The exercise:
Leaving out the pictures, retype all the material exactly.

Records supplied:
──────────

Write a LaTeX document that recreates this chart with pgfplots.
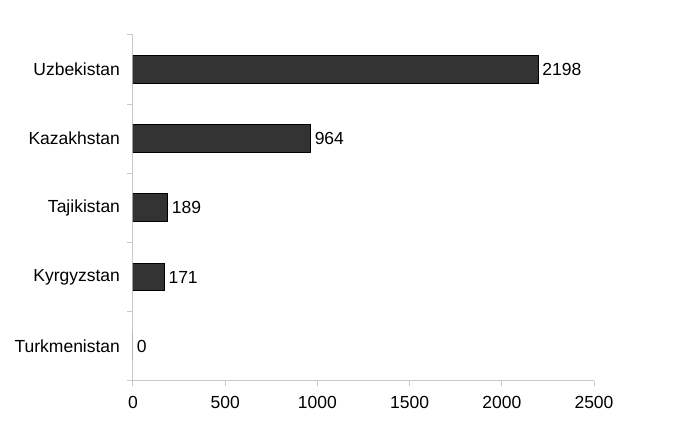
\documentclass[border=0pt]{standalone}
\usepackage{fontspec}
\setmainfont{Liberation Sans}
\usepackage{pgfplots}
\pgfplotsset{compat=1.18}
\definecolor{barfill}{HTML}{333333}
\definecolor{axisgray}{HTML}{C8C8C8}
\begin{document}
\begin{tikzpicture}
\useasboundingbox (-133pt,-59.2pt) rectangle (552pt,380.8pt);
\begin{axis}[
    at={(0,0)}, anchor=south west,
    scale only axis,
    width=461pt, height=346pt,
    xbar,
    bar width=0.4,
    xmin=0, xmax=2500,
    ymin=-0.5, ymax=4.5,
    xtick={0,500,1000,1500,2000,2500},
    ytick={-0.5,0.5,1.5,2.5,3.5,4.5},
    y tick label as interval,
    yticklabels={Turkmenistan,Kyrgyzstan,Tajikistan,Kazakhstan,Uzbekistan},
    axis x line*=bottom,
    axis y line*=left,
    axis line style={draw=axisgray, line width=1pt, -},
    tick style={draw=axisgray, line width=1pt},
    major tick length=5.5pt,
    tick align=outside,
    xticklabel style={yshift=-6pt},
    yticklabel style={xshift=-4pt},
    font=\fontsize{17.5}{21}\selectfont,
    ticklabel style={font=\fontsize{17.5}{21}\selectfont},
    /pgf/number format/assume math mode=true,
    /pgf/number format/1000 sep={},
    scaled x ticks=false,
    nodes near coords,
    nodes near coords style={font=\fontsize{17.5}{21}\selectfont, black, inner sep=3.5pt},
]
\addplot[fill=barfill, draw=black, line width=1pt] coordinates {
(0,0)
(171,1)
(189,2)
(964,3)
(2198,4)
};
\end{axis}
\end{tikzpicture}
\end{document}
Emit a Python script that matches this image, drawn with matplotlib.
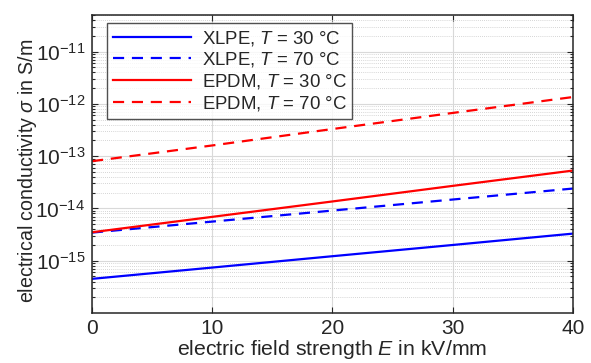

──────────

Output for this task:
Write a LaTeX document that recreates this chart with pgfplots.
\documentclass[border=0pt]{standalone}
\usepackage{fontspec}
\setmainfont{Liberation Sans}
\usepackage{pgfplots}
\pgfplotsset{compat=1.18}
\definecolor{barfill}{HTML}{333333}
\definecolor{axisgray}{HTML}{C8C8C8}
\begin{document}
\begin{tikzpicture}
\useasboundingbox (-133pt,-59.2pt) rectangle (552pt,380.8pt);
\begin{axis}[
    at={(0,0)}, anchor=south west,
    scale only axis,
    width=461pt, height=346pt,
    xbar,
    bar width=0.4,
    xmin=0, xmax=2500,
    ymin=-0.5, ymax=4.5,
    xtick={0,500,1000,1500,2000,2500},
    ytick={-0.5,0.5,1.5,2.5,3.5,4.5},
    y tick label as interval,
    yticklabels={Turkmenistan,Kyrgyzstan,Tajikistan,Kazakhstan,Uzbekistan},
    axis x line*=bottom,
    axis y line*=left,
    axis line style={draw=axisgray, line width=1pt, -},
    tick style={draw=axisgray, line width=1pt},
    major tick length=5.5pt,
    tick align=outside,
    xticklabel style={yshift=-6pt},
    yticklabel style={xshift=-4pt},
    font=\fontsize{17.5}{21}\selectfont,
    ticklabel style={font=\fontsize{17.5}{21}\selectfont},
    /pgf/number format/assume math mode=true,
    /pgf/number format/1000 sep={},
    scaled x ticks=false,
    nodes near coords,
    nodes near coords style={font=\fontsize{17.5}{21}\selectfont, black, inner sep=3.5pt},
]
\addplot[fill=barfill, draw=black, line width=1pt] coordinates {
(0,0)
(171,1)
(189,2)
(964,3)
(2198,4)
};
\end{axis}
\end{tikzpicture}
\end{document}
Emit a Python script that matches this image, drawn with matplotlib.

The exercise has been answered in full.